My eyes were raw. I wandered towards the Greyhound bus station and found my queue for my bus. I bought two more cups of coffee, wrapped my arms around me and waited for the my bus to arrive. I spent about a half hour there, but it felt like days. At 10:30 am, I took the first bus back down to Charleroi. The bus driver told me another bus would come along and take me to Brownsville. I disembarked, then stood in the alcove of an abandoned business downtown out of the wind for a half hour to catch the next bus.
Luckily, that bus deposited me just two miles from my house at a store. Since I needed to pick up a few things, I went in, drank a Red Bull, grabbed a couple of things and came back outside. My wife had the kids in the car waiting for me. I can’t describe how happy I was to see them.
I’m in full dad mode 24-7, so when I got home, I showered, made lunch for everyone, fed the baby, then started folding fresh laundry. I was really tired. Every few minutes I zonked out while absent-mindedly holding a burp cloth or pair of socks. I kept drifting in and out momentarily while plodding through the laundry. At some point consciousness eluded me and I drifted beneath the world and into sleep’s embrace, some thirty-six hours since my last sleep.
The next day I wasn’t even sore. In fact, I felt awesome. The next day, too – no DOMS, no probs. I took a 4 mile run at like reverse grandma speed, but I felt good.
I got my fifty miles…and then I caught myself seriously considering a hundred-mile race. Every challenge is respite from oneself, from doubt, from gravity. If I don’t try for it, I’ll have this gnawing emptiness telling me I wasted my chances dreaming about it.

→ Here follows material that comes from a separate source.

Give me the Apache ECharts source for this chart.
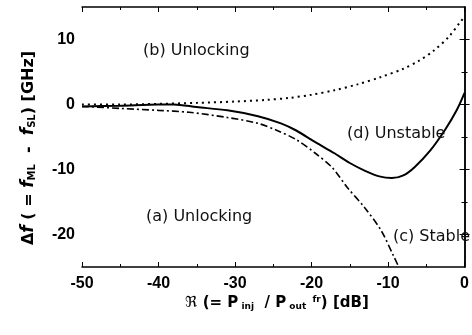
<!DOCTYPE html>
<html>
<head>
<meta charset="utf-8">
<script src="https://cdn.jsdelivr.net/npm/echarts@6/dist/echarts.min.js"></script>
<style>
  html, body { margin: 0; padding: 0; background: #fff; }
  #chart { width: 472px; height: 335px; }
</style>
</head>
<body>
<div id="chart"></div>
<script>
// 曲线数据 [R(dB), Δf(GHz)]
const curveB = [[-50, 0], [-45, 0], [-40, 0.1], [-35, 0.25], [-30, 0.45], [-26, 0.7], [-23, 1.0],
  [-20, 1.5], [-17, 2.2], [-14, 3.1], [-11, 4.2], [-8, 5.5], [-6, 6.7], [-4, 8.3], [-2, 10.5], [-0.5, 12.8], [0, 13.5]];
const curveD = [[-50, -0.3], [-45, -0.2], [-40, 0], [-38, 0], [-35, -0.4], [-31, -0.9], [-27, -1.8],
  [-24, -2.9], [-22, -4.0], [-19.5, -5.8], [-17, -7.5], [-15, -9], [-13, -10.2], [-11, -11.1],
  [-9.5, -11.3], [-8, -10.9], [-6.5, -9.6], [-4.5, -7.1], [-2.5, -3.8], [-1, -0.8], [0, 1.8]];
const curveA = [[-50, -0.3], [-45, -0.6], [-40, -0.9], [-36, -1.2], [-31, -2], [-27, -2.9], [-24.5, -4],
  [-22, -5.4], [-19.5, -7.5], [-17.3, -9.7], [-15.3, -12.8], [-13.1, -15.8], [-10.9, -19.4],
  [-9.2, -23.5], [-8.6, -25]];
const yMajor = [-20, -10, 0, 10];
const yMinor = [-15, -5, 5];

const FONT = "'Liberation Sans', Arial, sans-serif";
const NAMEFONT = "'DejaVu Sans', sans-serif";
const black = '#000';

function yAxisDef(pos, ticks, len, withLine, withLabel) {
  return {
    type: 'value', position: pos, min: -25, max: 15, interval: 5,
    axisLine: { show: withLine, lineStyle: { color: black, width: 1.5 } },
    axisTick: { show: true, inside: true, length: len, customValues: ticks, lineStyle: { color: black, width: 1 } },
    axisLabel: withLabel
      ? { show: true, customValues: yMajor, color: black, fontWeight: 'bold', fontSize: 16, fontFamily: FONT, margin: 7 }
      : { show: false },
    splitLine: { show: false }
  };
}
function xAxisDef(pos, withLabel) {
  return {
    type: 'value', position: pos, min: -50, max: 0, interval: 10,
    axisLine: { show: true, onZero: false, lineStyle: { color: black, width: 1.5 } },
    axisTick: { show: true, inside: true, length: 5, lineStyle: { color: black, width: 1 } },
    minorTick: { show: true, splitNumber: 2, length: 3, lineStyle: { color: black, width: 1 } },
    axisLabel: withLabel
      ? { show: true, color: black, fontWeight: 'bold', fontSize: 16, fontFamily: FONT, margin: 9 }
      : { show: false },
    splitLine: { show: false }
  };
}

const annoFont = "16px 'DejaVu Sans', sans-serif";
function anno(text, x, y) {
  return { type: 'text', x: x, y: y, z: 10, style: { text: text, font: annoFont, fill: '#111', align: 'left', verticalAlign: 'middle' } };
}

const chart = echarts.init(document.getElementById('chart'));
chart.setOption({
  animation: false,
  backgroundColor: '#fff',
  grid: { left: 82, right: 0, top: 7, bottom: 68, containLabel: false },
  xAxis: [xAxisDef('bottom', true), xAxisDef('top', false)],
  yAxis: [
    yAxisDef('left', yMajor, 5, true, true),
    yAxisDef('left', yMinor, 3, false, false),
    yAxisDef('right', yMajor, 5, true, false),
    yAxisDef('right', yMinor, 3, false, false)
  ],
  series: [
    { type: 'line', data: curveB, showSymbol: false, smooth: 0.3, lineStyle: { color: black, width: 2, type: [2, 4] } },
    { type: 'line', data: curveD, showSymbol: false, smooth: 0.3, lineStyle: { color: black, width: 2 } },
    { type: 'line', data: curveA, showSymbol: false, smooth: 0.3, lineStyle: { color: black, width: 1.6, type: [7, 3, 2, 3] } }
  ],
  graphic: [
    anno('(b) Unlocking', 143, 51),
    anno('(a) Unlocking', 146, 217),
    anno('(d) Unstable', 347, 134),
    anno('(c) Stable', 393, 237),
    {
      type: 'text', x: 29, y: 148, rotation: Math.PI / 2, z: 10,
      style: {
        text: '{n|Δ}{i|f}{n| ( = }{i|f}{s|ML}{n|  -  }{i|f}{s|SL}{n|) [GHz]}',
        align: 'center', verticalAlign: 'middle', fill: black,
        rich: {
          n: { fontFamily: NAMEFONT, fontWeight: 'bold', fontSize: 16, lineHeight: 17 },
          i: { fontFamily: NAMEFONT, fontWeight: 'bold', fontStyle: 'italic', fontSize: 17, lineHeight: 17 },
          s: { fontFamily: NAMEFONT, fontWeight: 'bold', fontSize: 10, lineHeight: 4, verticalAlign: 'bottom' }
        }
      }
    },
    {
      type: 'text', x: 277, y: 303, z: 10,
      style: {
        text: '{r|ℜ}{n| (= P}{s| inj}{n|  / P}{s| out}{p|  fr}{n|) [dB]}',
        align: 'center', verticalAlign: 'middle', fill: black,
        rich: {
          r: { fontFamily: NAMEFONT, fontSize: 15, lineHeight: 16 },
          n: { fontFamily: NAMEFONT, fontWeight: 'bold', fontSize: 15, lineHeight: 16 },
          s: { fontFamily: NAMEFONT, fontWeight: 'bold', fontSize: 9, lineHeight: 4, verticalAlign: 'bottom' },
          p: { fontFamily: NAMEFONT, fontWeight: 'bold', fontSize: 9, lineHeight: 4, verticalAlign: 'top' }
        }
      }
    }
  ]
});
</script>
</body>
</html>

That sign will stay in my car. I suppose I’ll always keep the Sign of Shame in my car. There’s always time to doubt oneself, but there’s only one life in which to expose those doubts for what they are, children of failure. I’m one challenge away from disowning my doubts entirely. I can’t really erase that feeling I let my kids down until I can do the 100-miler. This little face will haunt me. I have to meet my fate with all I can muster. No son, you will not be a wuss.
You will overcome. You will be epic. You will be awesome, because you make me believe I can do more than I think I can.
EDIT: It took me nearly a month to write this because things are so crazy busy around the holidays!